→ **GOAL OF THE EXERCISE**: Output every line exactly as written. Leave out pictures.

→ **DATASET EXCERPT**:
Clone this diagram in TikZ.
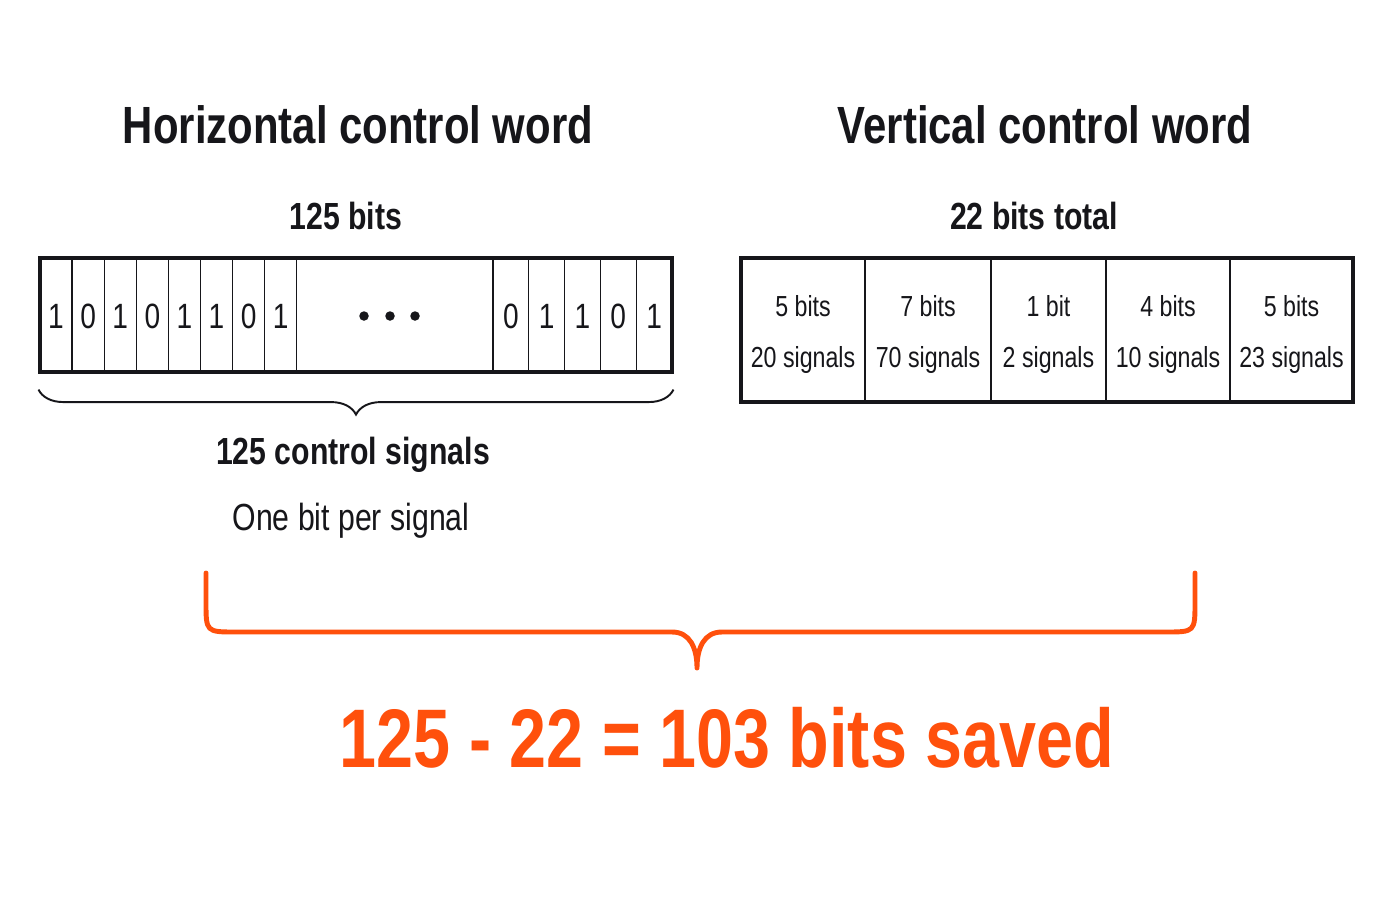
\documentclass[tikz,border=0pt]{standalone}
\usepackage{fontspec}
\setmainfont[FakeStretch=0.8]{Liberation Sans}
\usepackage{xcolor}
\usetikzlibrary{positioning,calc,decorations.pathreplacing}
\definecolor{saveorange}{RGB}{255,80,12}
\definecolor{inkblack}{RGB}{22,22,26}

\begin{document}
\begin{tikzpicture}[
    x=0.02cm, y=-0.02cm,
    title/.style={
        font=\fontsize{29.8}{34}\selectfont\bfseries,
        color=inkblack
    },
    subtitle/.style={
        font=\fontsize{21.5}{26}\selectfont\bfseries,
        color=inkblack
    },
    note/.style={
        font=\fontsize{21.5}{26}\selectfont,
        color=inkblack
    },
    word/.style={
        rectangle,
        draw=inkblack,
        line width=1.8pt,
        inner sep=0pt
    },
    bit/.style={
        rectangle,
        draw=inkblack,
        line width=0.7pt,
        minimum height=2.28cm,
        inner sep=0pt,
        font=\fontsize{20}{24}\selectfont,
        color=inkblack
    },
    field/.style={
        rectangle,
        draw=inkblack,
        line width=1.2pt,
        minimum height=2.88cm,
        inner sep=0pt
    },
    fieldtext/.style={
        align=center,
        inner sep=0pt,
        font=\fontsize{16.5}{29.5}\selectfont,
        color=inkblack
    },
    dot/.style={
        circle,
        fill=inkblack,
        inner sep=0pt,
        minimum size=0.19cm
    },
    brace/.style={
        decorate,
        decoration={brace,mirror,amplitude=0.5cm},
        line width=1.1pt,
        color=inkblack
    },
    result/.style={
        font=\fontsize{47.3}{54}\selectfont\bfseries,
        color=saveorange
    }
]

% Fond et cadre
\fill[white] (0,0) rectangle (1400,900);
\useasboundingbox (0,0) rectangle (1400,900);

% Titres
\node[title] (htitle) at (358,125) {Horizontal control word};
\node[title] (vtitle) at (1045,125) {Vertical control word};
\node[subtitle] (hbits) at (346,216) {125 bits};
\node[subtitle] (vbits) at (1034,216) {22 bits total};

% Mot horizontal : un bit par signal
\foreach \d [count=\i] in {1,0,1,0,1,1,0,1}
    \node[bit, minimum width=0.642cm] (hl\i) at ({40+32.1*(\i-0.5)},316) {\d};
\foreach \d [count=\i] in {0,1,1,0,1}
    \node[bit, minimum width=0.716cm] (hr\i) at ({493+35.8*(\i-0.5)},316) {\d};
\node[dot] (dot1) at (364,316) {};
\node[dot] (dot2) at (390,316) {};
\node[dot] (dot3) at (415,316) {};
\node[word, minimum width=12.64cm, minimum height=2.28cm] (hword) at (356,315) {};

% Accolade sous le mot horizontal
\draw[brace] (hword.south west) ++(0,16) coordinate (hbl) -- ($(hword.south east)+(0,16)$) coordinate (hbr);
\node[subtitle] (hsig) at (353,455) {125 control signals};
\node[note] (hnote) at (351,521) {One bit per signal};

% Mot vertical : champs codes
\node[field, minimum width=2.48cm] (f1) at (803,330) {};
\node[field, minimum width=2.52cm] (f2) at (928,330) {};
\node[field, minimum width=2.30cm] (f3) at (1048.5,330) {};
\node[field, minimum width=2.48cm] (f4) at (1168,330) {};
\node[field, minimum width=2.46cm] (f5) at (1291.5,330) {};
\node[word, minimum width=12.24cm, minimum height=2.88cm] (vword) at (1047,330) {};
\node[fieldtext] (t1) at ([yshift=-0.09cm]f1.center) {5 bits\\20 signals};
\node[fieldtext] (t2) at ([yshift=-0.09cm]f2.center) {7 bits\\70 signals};
\node[fieldtext] (t3) at ([yshift=-0.09cm]f3.center) {1 bit\\2 signals};
\node[fieldtext] (t4) at ([yshift=-0.09cm]f4.center) {4 bits\\10 signals};
\node[fieldtext] (t5) at ([yshift=-0.09cm]f5.center) {5 bits\\23 signals};

% Grande accolade orange
\coordinate (bl) at (206,573);
\coordinate (br) at (1195,573);
\coordinate (tip) at (697,668);
\draw[saveorange, line width=2.8pt, line cap=round, line join=round]
    (bl) -- (206,602) .. controls (206,632) .. (236,632) -- (672,632)
    .. controls (690,632) and (697,648) .. (tip)
    .. controls (697,648) and (704,632) .. (722,632) -- (1165,632)
    .. controls (1195,632) .. (1195,602) -- (br);

% Resultat
\node[result] (saved) at (727,738) {125 - 22 = 103 bits saved};

\end{tikzpicture}
\end{document}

→ **SOLUTION TO THIS TASK**:
Clone this diagram in TikZ.
\documentclass[tikz,border=0pt]{standalone}
\usepackage{fontspec}
\setmainfont[FakeStretch=0.8]{Liberation Sans}
\usepackage{xcolor}
\usetikzlibrary{positioning,calc,decorations.pathreplacing}
\definecolor{saveorange}{RGB}{255,80,12}
\definecolor{inkblack}{RGB}{22,22,26}

\begin{document}
\begin{tikzpicture}[
    x=0.02cm, y=-0.02cm,
    title/.style={
        font=\fontsize{29.8}{34}\selectfont\bfseries,
        color=inkblack
    },
    subtitle/.style={
        font=\fontsize{21.5}{26}\selectfont\bfseries,
        color=inkblack
    },
    note/.style={
        font=\fontsize{21.5}{26}\selectfont,
        color=inkblack
    },
    word/.style={
        rectangle,
        draw=inkblack,
        line width=1.8pt,
        inner sep=0pt
    },
    bit/.style={
        rectangle,
        draw=inkblack,
        line width=0.7pt,
        minimum height=2.28cm,
        inner sep=0pt,
        font=\fontsize{20}{24}\selectfont,
        color=inkblack
    },
    field/.style={
        rectangle,
        draw=inkblack,
        line width=1.2pt,
        minimum height=2.88cm,
        inner sep=0pt
    },
    fieldtext/.style={
        align=center,
        inner sep=0pt,
        font=\fontsize{16.5}{29.5}\selectfont,
        color=inkblack
    },
    dot/.style={
        circle,
        fill=inkblack,
        inner sep=0pt,
        minimum size=0.19cm
    },
    brace/.style={
        decorate,
        decoration={brace,mirror,amplitude=0.5cm},
        line width=1.1pt,
        color=inkblack
    },
    result/.style={
        font=\fontsize{47.3}{54}\selectfont\bfseries,
        color=saveorange
    }
]

% Fond et cadre
\fill[white] (0,0) rectangle (1400,900);
\useasboundingbox (0,0) rectangle (1400,900);

% Titres
\node[title] (htitle) at (358,125) {Horizontal control word};
\node[title] (vtitle) at (1045,125) {Vertical control word};
\node[subtitle] (hbits) at (346,216) {125 bits};
\node[subtitle] (vbits) at (1034,216) {22 bits total};

% Mot horizontal : un bit par signal
\foreach \d [count=\i] in {1,0,1,0,1,1,0,1}
    \node[bit, minimum width=0.642cm] (hl\i) at ({40+32.1*(\i-0.5)},316) {\d};
\foreach \d [count=\i] in {0,1,1,0,1}
    \node[bit, minimum width=0.716cm] (hr\i) at ({493+35.8*(\i-0.5)},316) {\d};
\node[dot] (dot1) at (364,316) {};
\node[dot] (dot2) at (390,316) {};
\node[dot] (dot3) at (415,316) {};
\node[word, minimum width=12.64cm, minimum height=2.28cm] (hword) at (356,315) {};

% Accolade sous le mot horizontal
\draw[brace] (hword.south west) ++(0,16) coordinate (hbl) -- ($(hword.south east)+(0,16)$) coordinate (hbr);
\node[subtitle] (hsig) at (353,455) {125 control signals};
\node[note] (hnote) at (351,521) {One bit per signal};

% Mot vertical : champs codes
\node[field, minimum width=2.48cm] (f1) at (803,330) {};
\node[field, minimum width=2.52cm] (f2) at (928,330) {};
\node[field, minimum width=2.30cm] (f3) at (1048.5,330) {};
\node[field, minimum width=2.48cm] (f4) at (1168,330) {};
\node[field, minimum width=2.46cm] (f5) at (1291.5,330) {};
\node[word, minimum width=12.24cm, minimum height=2.88cm] (vword) at (1047,330) {};
\node[fieldtext] (t1) at ([yshift=-0.09cm]f1.center) {5 bits\\20 signals};
\node[fieldtext] (t2) at ([yshift=-0.09cm]f2.center) {7 bits\\70 signals};
\node[fieldtext] (t3) at ([yshift=-0.09cm]f3.center) {1 bit\\2 signals};
\node[fieldtext] (t4) at ([yshift=-0.09cm]f4.center) {4 bits\\10 signals};
\node[fieldtext] (t5) at ([yshift=-0.09cm]f5.center) {5 bits\\23 signals};

% Grande accolade orange
\coordinate (bl) at (206,573);
\coordinate (br) at (1195,573);
\coordinate (tip) at (697,668);
\draw[saveorange, line width=2.8pt, line cap=round, line join=round]
    (bl) -- (206,602) .. controls (206,632) .. (236,632) -- (672,632)
    .. controls (690,632) and (697,648) .. (tip)
    .. controls (697,648) and (704,632) .. (722,632) -- (1165,632)
    .. controls (1195,632) .. (1195,602) -- (br);

% Resultat
\node[result] (saved) at (727,738) {125 - 22 = 103 bits saved};

\end{tikzpicture}
\end{document}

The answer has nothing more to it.